Given exercise: Copy, exactly and only, the lines from the one with "Output the component" up to and including the one with "import * as", leaving pictures out.

Material provided:

####################

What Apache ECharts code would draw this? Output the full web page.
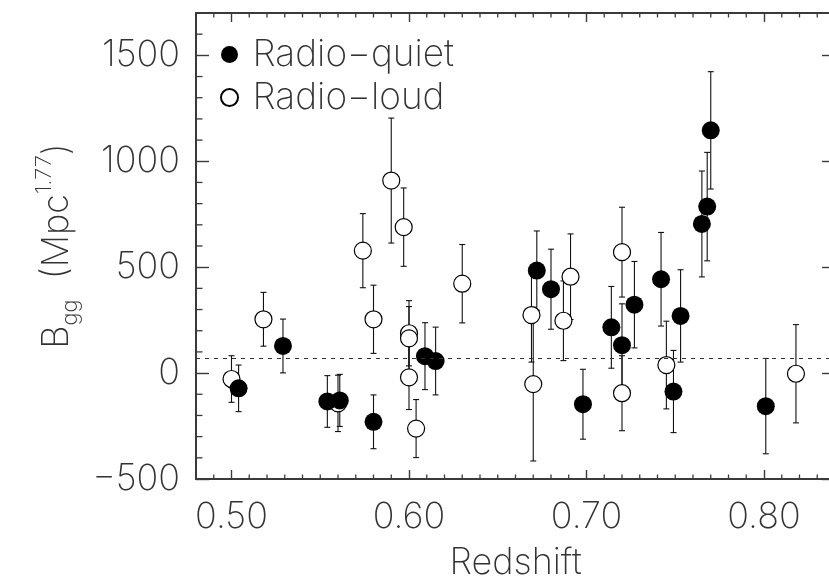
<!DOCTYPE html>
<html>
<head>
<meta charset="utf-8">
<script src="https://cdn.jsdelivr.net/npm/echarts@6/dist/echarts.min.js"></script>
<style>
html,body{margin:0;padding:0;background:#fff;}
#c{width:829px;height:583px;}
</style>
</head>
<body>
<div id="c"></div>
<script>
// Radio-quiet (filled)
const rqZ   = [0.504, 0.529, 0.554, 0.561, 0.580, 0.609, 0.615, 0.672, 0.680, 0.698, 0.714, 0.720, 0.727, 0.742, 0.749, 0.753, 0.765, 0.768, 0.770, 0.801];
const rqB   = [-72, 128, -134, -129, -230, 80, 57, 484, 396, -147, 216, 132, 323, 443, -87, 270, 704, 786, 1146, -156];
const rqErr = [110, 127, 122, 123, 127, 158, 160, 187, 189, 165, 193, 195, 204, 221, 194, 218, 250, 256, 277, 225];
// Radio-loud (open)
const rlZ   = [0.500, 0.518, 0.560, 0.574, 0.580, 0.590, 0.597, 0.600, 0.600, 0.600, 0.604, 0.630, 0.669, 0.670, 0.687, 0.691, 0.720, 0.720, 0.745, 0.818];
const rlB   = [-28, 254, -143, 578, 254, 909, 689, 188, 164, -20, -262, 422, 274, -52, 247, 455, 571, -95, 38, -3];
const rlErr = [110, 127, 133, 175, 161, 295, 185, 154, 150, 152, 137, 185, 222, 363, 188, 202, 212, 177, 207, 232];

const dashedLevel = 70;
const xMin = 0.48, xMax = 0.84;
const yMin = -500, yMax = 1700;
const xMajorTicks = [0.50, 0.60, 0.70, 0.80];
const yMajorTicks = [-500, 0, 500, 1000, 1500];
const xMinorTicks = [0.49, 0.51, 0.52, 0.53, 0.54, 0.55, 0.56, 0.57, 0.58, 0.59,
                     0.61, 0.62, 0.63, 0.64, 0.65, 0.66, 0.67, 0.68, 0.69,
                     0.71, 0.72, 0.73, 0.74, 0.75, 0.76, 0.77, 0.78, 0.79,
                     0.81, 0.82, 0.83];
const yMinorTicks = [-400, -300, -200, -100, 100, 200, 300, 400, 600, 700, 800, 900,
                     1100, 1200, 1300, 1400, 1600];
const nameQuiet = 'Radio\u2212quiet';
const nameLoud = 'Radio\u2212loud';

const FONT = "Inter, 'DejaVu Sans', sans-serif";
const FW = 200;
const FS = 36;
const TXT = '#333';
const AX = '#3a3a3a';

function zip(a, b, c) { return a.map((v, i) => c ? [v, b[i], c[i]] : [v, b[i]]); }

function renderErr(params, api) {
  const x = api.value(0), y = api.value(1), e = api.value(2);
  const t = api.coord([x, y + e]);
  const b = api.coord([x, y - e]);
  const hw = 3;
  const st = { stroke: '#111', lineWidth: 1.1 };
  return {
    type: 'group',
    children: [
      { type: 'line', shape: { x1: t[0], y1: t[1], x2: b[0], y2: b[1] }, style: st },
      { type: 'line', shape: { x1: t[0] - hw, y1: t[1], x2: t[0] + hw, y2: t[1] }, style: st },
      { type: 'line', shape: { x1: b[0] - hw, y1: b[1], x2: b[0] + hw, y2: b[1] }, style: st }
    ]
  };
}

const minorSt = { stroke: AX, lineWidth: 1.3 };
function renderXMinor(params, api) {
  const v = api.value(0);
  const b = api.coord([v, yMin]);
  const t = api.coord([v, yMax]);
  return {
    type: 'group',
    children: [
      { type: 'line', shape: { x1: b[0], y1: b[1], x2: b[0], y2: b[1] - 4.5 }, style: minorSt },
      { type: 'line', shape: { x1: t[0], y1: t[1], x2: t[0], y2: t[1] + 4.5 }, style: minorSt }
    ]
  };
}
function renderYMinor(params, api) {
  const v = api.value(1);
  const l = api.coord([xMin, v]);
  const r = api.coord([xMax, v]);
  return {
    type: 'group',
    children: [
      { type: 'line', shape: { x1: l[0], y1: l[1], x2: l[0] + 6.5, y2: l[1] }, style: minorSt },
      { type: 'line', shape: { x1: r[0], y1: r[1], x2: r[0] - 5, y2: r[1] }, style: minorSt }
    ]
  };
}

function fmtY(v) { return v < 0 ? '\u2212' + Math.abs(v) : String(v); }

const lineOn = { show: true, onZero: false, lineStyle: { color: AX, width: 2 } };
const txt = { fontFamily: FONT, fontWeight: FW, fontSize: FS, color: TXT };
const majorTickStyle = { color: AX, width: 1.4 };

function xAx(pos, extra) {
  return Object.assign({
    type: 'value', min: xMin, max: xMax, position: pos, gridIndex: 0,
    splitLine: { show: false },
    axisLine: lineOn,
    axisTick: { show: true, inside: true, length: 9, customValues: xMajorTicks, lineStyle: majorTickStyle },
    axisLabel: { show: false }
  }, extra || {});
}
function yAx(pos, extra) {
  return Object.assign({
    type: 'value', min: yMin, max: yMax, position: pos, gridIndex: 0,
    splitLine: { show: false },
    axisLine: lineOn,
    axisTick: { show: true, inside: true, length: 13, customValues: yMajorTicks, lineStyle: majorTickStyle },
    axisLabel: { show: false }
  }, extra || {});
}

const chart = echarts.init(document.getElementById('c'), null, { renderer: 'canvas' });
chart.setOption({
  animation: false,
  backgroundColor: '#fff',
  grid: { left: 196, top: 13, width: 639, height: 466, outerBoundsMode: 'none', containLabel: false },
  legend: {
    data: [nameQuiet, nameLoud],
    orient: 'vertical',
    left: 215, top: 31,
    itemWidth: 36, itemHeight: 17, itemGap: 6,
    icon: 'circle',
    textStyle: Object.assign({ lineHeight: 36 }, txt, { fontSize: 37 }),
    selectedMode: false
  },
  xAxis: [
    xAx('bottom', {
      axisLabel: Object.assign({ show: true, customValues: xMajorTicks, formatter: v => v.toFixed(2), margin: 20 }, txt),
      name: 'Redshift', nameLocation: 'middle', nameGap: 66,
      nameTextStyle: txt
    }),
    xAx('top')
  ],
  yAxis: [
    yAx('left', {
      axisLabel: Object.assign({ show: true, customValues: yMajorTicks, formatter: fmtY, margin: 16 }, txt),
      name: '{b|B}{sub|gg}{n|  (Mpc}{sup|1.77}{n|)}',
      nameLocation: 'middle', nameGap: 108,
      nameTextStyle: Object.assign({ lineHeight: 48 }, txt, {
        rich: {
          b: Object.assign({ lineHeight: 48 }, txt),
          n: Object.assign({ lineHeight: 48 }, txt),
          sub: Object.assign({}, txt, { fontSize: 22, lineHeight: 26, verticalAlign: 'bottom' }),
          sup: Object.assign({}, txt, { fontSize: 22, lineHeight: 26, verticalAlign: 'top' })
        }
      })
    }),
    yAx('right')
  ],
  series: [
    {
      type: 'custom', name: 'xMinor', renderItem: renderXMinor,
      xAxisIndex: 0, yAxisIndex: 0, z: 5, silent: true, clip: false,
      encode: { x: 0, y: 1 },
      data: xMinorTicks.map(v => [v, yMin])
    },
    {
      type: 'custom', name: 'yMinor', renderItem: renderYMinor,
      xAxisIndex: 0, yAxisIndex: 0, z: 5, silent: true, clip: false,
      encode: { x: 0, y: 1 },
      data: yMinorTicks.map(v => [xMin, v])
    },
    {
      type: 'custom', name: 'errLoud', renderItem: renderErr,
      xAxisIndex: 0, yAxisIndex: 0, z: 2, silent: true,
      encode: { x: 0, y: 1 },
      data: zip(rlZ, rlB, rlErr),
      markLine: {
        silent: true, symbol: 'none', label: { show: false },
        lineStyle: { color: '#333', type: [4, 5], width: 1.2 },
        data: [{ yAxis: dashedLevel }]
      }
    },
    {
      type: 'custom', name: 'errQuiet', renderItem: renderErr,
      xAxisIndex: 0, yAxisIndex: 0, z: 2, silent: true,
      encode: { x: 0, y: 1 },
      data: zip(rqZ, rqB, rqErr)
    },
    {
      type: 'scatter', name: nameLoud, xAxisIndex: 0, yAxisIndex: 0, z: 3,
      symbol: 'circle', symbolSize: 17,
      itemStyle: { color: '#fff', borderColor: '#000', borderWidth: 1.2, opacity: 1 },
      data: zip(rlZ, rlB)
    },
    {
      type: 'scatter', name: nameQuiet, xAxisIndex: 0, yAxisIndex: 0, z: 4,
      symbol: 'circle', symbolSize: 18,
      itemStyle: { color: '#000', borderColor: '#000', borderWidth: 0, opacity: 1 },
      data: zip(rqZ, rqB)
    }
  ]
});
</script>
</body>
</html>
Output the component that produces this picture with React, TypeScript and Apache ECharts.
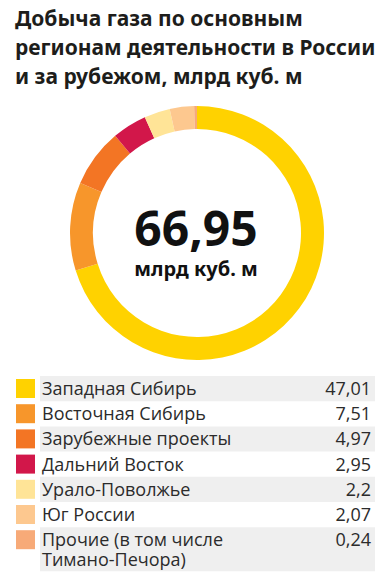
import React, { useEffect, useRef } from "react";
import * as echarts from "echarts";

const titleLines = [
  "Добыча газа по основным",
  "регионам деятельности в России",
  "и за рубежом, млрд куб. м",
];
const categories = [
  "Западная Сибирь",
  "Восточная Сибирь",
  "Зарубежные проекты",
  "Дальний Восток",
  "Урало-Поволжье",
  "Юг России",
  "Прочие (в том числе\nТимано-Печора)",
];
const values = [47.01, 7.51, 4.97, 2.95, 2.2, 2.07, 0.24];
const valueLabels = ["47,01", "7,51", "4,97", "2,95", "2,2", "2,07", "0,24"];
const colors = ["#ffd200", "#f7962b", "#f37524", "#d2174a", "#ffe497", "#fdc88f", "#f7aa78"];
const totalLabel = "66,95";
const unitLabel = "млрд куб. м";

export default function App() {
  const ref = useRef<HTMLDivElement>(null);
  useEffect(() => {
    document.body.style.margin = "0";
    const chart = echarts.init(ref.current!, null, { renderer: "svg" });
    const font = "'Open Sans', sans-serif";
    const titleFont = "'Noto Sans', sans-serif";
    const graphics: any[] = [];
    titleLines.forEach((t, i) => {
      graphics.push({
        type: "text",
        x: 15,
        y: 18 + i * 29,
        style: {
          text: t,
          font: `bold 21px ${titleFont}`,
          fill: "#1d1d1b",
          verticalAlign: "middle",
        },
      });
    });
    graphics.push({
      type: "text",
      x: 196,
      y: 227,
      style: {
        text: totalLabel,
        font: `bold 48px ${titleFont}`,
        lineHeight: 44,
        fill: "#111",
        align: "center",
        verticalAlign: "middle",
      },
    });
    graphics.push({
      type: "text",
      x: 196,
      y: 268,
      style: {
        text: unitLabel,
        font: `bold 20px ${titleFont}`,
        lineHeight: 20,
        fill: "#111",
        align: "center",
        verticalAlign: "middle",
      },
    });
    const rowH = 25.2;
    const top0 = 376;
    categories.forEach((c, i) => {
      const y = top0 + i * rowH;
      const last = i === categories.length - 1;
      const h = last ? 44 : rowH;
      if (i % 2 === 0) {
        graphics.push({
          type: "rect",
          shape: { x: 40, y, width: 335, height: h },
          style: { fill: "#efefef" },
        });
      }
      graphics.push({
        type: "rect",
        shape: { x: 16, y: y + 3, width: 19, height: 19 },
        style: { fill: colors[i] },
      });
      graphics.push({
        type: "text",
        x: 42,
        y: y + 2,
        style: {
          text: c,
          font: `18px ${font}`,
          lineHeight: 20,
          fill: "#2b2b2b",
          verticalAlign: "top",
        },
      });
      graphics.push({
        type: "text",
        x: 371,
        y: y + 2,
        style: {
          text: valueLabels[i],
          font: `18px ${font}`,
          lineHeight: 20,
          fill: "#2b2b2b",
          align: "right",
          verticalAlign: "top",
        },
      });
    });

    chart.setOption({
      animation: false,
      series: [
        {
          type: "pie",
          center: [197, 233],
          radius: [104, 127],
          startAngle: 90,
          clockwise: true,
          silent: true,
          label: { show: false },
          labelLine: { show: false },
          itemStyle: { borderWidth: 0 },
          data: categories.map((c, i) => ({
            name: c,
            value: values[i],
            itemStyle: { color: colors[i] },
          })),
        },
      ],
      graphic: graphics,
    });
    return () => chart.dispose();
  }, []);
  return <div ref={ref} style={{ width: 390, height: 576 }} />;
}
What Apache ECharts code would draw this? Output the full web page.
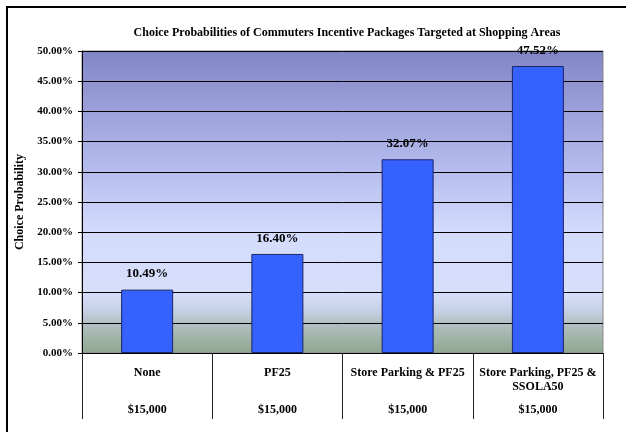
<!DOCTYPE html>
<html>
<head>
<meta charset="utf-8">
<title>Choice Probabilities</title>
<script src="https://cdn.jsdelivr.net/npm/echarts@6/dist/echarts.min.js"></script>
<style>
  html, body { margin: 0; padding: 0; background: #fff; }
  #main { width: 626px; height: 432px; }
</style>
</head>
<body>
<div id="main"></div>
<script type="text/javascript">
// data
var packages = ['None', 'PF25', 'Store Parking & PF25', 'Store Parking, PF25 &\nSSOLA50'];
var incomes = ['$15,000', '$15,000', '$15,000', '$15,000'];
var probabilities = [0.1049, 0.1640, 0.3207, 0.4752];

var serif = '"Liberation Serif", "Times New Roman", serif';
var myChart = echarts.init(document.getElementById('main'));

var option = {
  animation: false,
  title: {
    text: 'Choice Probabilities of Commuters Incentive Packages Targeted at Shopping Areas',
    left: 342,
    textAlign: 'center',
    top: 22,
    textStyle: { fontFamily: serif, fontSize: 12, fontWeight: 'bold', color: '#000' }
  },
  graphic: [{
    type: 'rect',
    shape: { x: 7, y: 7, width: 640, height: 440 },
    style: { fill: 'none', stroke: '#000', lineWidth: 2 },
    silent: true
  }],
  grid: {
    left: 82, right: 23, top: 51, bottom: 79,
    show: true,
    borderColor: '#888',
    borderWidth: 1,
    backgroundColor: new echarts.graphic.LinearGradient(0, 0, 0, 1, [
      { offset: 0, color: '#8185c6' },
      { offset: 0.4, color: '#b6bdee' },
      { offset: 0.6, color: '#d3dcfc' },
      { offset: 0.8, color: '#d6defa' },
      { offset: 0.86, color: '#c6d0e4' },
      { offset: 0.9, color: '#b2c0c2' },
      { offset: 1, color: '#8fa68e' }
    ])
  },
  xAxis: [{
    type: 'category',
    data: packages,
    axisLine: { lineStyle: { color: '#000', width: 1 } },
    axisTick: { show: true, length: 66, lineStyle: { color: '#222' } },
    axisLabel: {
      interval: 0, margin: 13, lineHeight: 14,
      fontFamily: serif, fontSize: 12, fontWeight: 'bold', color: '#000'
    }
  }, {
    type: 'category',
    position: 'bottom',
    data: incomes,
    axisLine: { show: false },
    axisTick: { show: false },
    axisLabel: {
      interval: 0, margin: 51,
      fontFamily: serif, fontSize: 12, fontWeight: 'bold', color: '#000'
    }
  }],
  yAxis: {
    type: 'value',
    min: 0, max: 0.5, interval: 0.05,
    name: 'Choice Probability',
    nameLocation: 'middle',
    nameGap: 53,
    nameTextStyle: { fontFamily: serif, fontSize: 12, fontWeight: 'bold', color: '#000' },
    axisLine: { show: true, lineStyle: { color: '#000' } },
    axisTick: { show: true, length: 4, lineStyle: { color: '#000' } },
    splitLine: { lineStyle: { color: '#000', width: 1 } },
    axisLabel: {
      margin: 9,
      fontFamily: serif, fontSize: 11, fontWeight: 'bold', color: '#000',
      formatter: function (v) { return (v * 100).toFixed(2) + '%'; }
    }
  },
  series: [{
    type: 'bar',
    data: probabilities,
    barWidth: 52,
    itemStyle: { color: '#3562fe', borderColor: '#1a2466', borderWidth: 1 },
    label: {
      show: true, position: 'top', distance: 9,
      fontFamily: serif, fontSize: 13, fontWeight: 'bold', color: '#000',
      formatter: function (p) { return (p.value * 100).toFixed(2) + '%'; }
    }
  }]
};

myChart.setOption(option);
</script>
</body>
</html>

####################

Expected answer:
Output the component that produces this picture with React, TypeScript and Apache ECharts.
import React, { useEffect, useRef } from "react";
import * as echarts from "echarts";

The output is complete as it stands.